In tempi più recenti, è impossibile non ricordare il sacrificio degli eroi di Nassirya, massacrati da un kamikaze il 12 novembre 2003, durante l’“Operazione Antica Babilonia”. Tra le 28 vittime, 19 italiani, tra cui 12 carabinieri. Tutte le storie personali dei caduti di Nassirya sono straordinarie e a ognuno di loro è stata dedicata una targa o una strada nelle rispettive località natali. Una vicenda su tutte, però, ha commosso più delle altre gli italiani: quella del brigadiere Giuseppe Coletta, 38enne siracusano, la cui moglie Margherita era in attesa del secondo bambino. Il primo figlio della coppia, Paolo, era morto di leucemia a soli 6 anni. Da allora il padre aveva sviluppato una spiccata sensibilità nei confronti di tutti i bambini sofferenti che incontrava nelle sue missioni di pace.

“Una volta, in Albania, quando c’era la deportazione dei Kosovari, si imbatte in un bambino che vagava sperduto, in cerca dei suoi genitori. Con altri commilitoni, lo portarono alla base e si adoperarono fino a quando riuscirono a trovare la sua famiglia. Giuseppe organizzava camion di aiuti per questi piccoli sfortunati e io ho raccolto il testimone”, ha raccontato qualche anno fa la moglie, che in sua memoria ha fondato l’associazione “Bussate e sarà aperto”, per proseguirne l’impegno per l’infanzia in difficoltà. Giuseppe e Margherita erano entrambi profondamente credenti. Soltanto la fede ha permesso loro di andare avanti dopo la perdita del figlio. “Quando è morto Paolo, ci siamo fatti forza l’un l’altro, io avevo lui come punto fermo. Quando poi è morto lui, mi mancava la spalla alla quale rivolgermi, la sua comprensione, ma ho avuto l’aiuto di Dio”, ha dichiarato la vedova Coletta.
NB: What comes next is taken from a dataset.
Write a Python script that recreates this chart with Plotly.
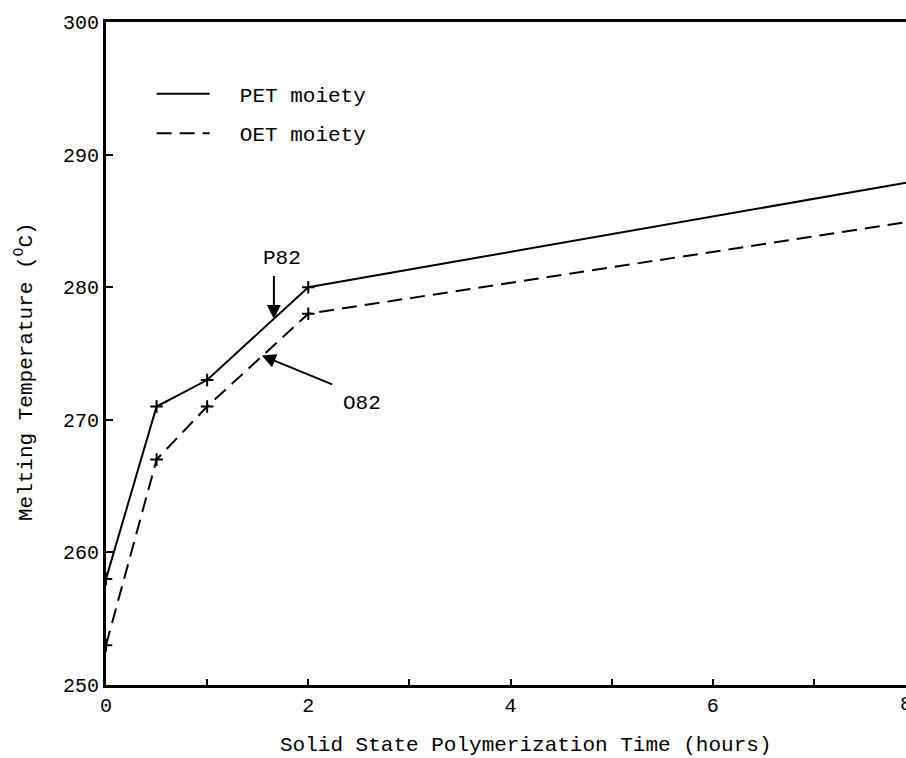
import plotly.graph_objects as go

# Data
time_h = [0, 0.5, 1, 2, 8]
pet_tm = [258, 271, 273, 280, 288]
oet_tm = [253, 267, 271, 278, 285]
x_tick_vals = [0, 2, 4, 6]
x_tick_text = ["0", "2", "4", "6"]
y_tick_vals = [250, 260, 270, 280, 290, 300]
y_tick_text = ["250", "260", "270", "280", "290", "300"]

FONT = "Liberation Mono, Courier New, monospace"
DASH = "15px,8px"

fig = go.Figure()
fig.add_trace(go.Scatter(
    x=time_h, y=pet_tm, mode="lines+markers", name="PET moiety", showlegend=False,
    line=dict(color="black", width=2),
    marker=dict(symbol="cross-thin", size=9, line=dict(color="black", width=2)),
))
fig.add_trace(go.Scatter(
    x=time_h, y=oet_tm, mode="lines+markers", name="OET moiety", showlegend=False,
    line=dict(color="black", width=2, dash=DASH),
    marker=dict(symbol="cross-thin", size=9, line=dict(color="black", width=2)),
))
# legend entries (lines only, as in the reference key)
fig.add_trace(go.Scatter(
    x=[None], y=[None], mode="lines", name="  PET moiety", legendgroup="a",
    line=dict(color="black", width=2),
))
fig.add_trace(go.Scatter(
    x=[None], y=[None], mode="lines", name="  OET moiety", legendgroup="b",
    line=dict(color="black", width=2, dash=DASH),
))

fig.update_layout(
    width=906, height=758,
    margin=dict(l=106, r=0, t=22, b=73),
    paper_bgcolor="white", plot_bgcolor="white",
    font=dict(family=FONT, size=20, color="black"),
    showlegend=True,
    legend=dict(
        x=0.057, y=0.922, xanchor="left", yanchor="top",
        bgcolor="rgba(0,0,0,0)", font=dict(size=21, family=FONT),
        itemwidth=53, tracegroupgap=9,
    ),
    xaxis=dict(
        range=[0, 7.91], showgrid=False, zeroline=False,
        showline=True, linecolor="black", linewidth=3, mirror=True,
        tickvals=x_tick_vals, ticktext=x_tick_text,
        ticks="inside", ticklen=6, tickwidth=2, tickcolor="black",
        minor=dict(dtick=1, tick0=0, ticks="inside", ticklen=6, tickwidth=2, tickcolor="black"),
        tickfont=dict(size=20, family=FONT),
    ),
    yaxis=dict(
        range=[250, 300], showgrid=False, zeroline=False,
        showline=True, linecolor="black", linewidth=3,
        tickvals=y_tick_vals, ticktext=y_tick_text,
        ticks="inside", ticklen=7, tickwidth=2, tickcolor="black",
        tickfont=dict(size=20, family=FONT),
    ),
)

annotations = [
    # axis titles
    dict(text="Solid State Polymerization Time (hours)", xref="paper", yref="paper",
         x=0.524, y=0, yshift=-60, showarrow=False, xanchor="center", yanchor="middle",
         font=dict(size=21, family=FONT)),
    dict(text="Melting Temperature (<sup>O</sup>C)", xref="paper", yref="y",
         x=0, xshift=-82, y=273.6, textangle=-90, showarrow=False,
         xanchor="center", yanchor="middle", font=dict(size=21, family=FONT)),
    # partially visible tick label 8 at the cut-off right edge
    dict(text="8", xref="paper", yref="paper", x=1, y=0, xshift=-8, yshift=-19,
         showarrow=False, xanchor="left", yanchor="middle", font=dict(size=20, family=FONT)),
    # P82 label and arrow
    dict(text="P82", xref="x", yref="y", x=1.74, y=282.2, showarrow=False,
         font=dict(size=21, family=FONT)),
    dict(text=" ", xref="x", yref="y", x=1.66, y=277.6, showarrow=True,
         ax=0, ay=-56, arrowhead=2, arrowsize=1.4, arrowwidth=2, arrowcolor="black"),
    # O82 label and arrow
    dict(text="O82", xref="x", yref="y", x=2.53, y=271.2, showarrow=False,
         font=dict(size=21, family=FONT)),
    dict(text=" ", xref="x", yref="y", x=1.54, y=274.85, showarrow=True,
         ax=78, ay=32, arrowhead=2, arrowsize=1.4, arrowwidth=2, arrowcolor="black"),
]
fig.update_layout(annotations=annotations)

fig.write_html("out.html")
Spesso le forze dell’ordine – Carabinieri in particolare – sono disprezzate o diventano oggetto di facile ironia. Dietro l’uniforme e la pistola, tuttavia, si nascondono tanti santi dei nostri giorni. Uomini che non cercano la fama, né la visibilità. Uomini dal cuore d’oro che rischiano la vita ogni giorno e che, proprio per questo, ne comprendono fino in fondo il valore. In una parola: uomini di Dio.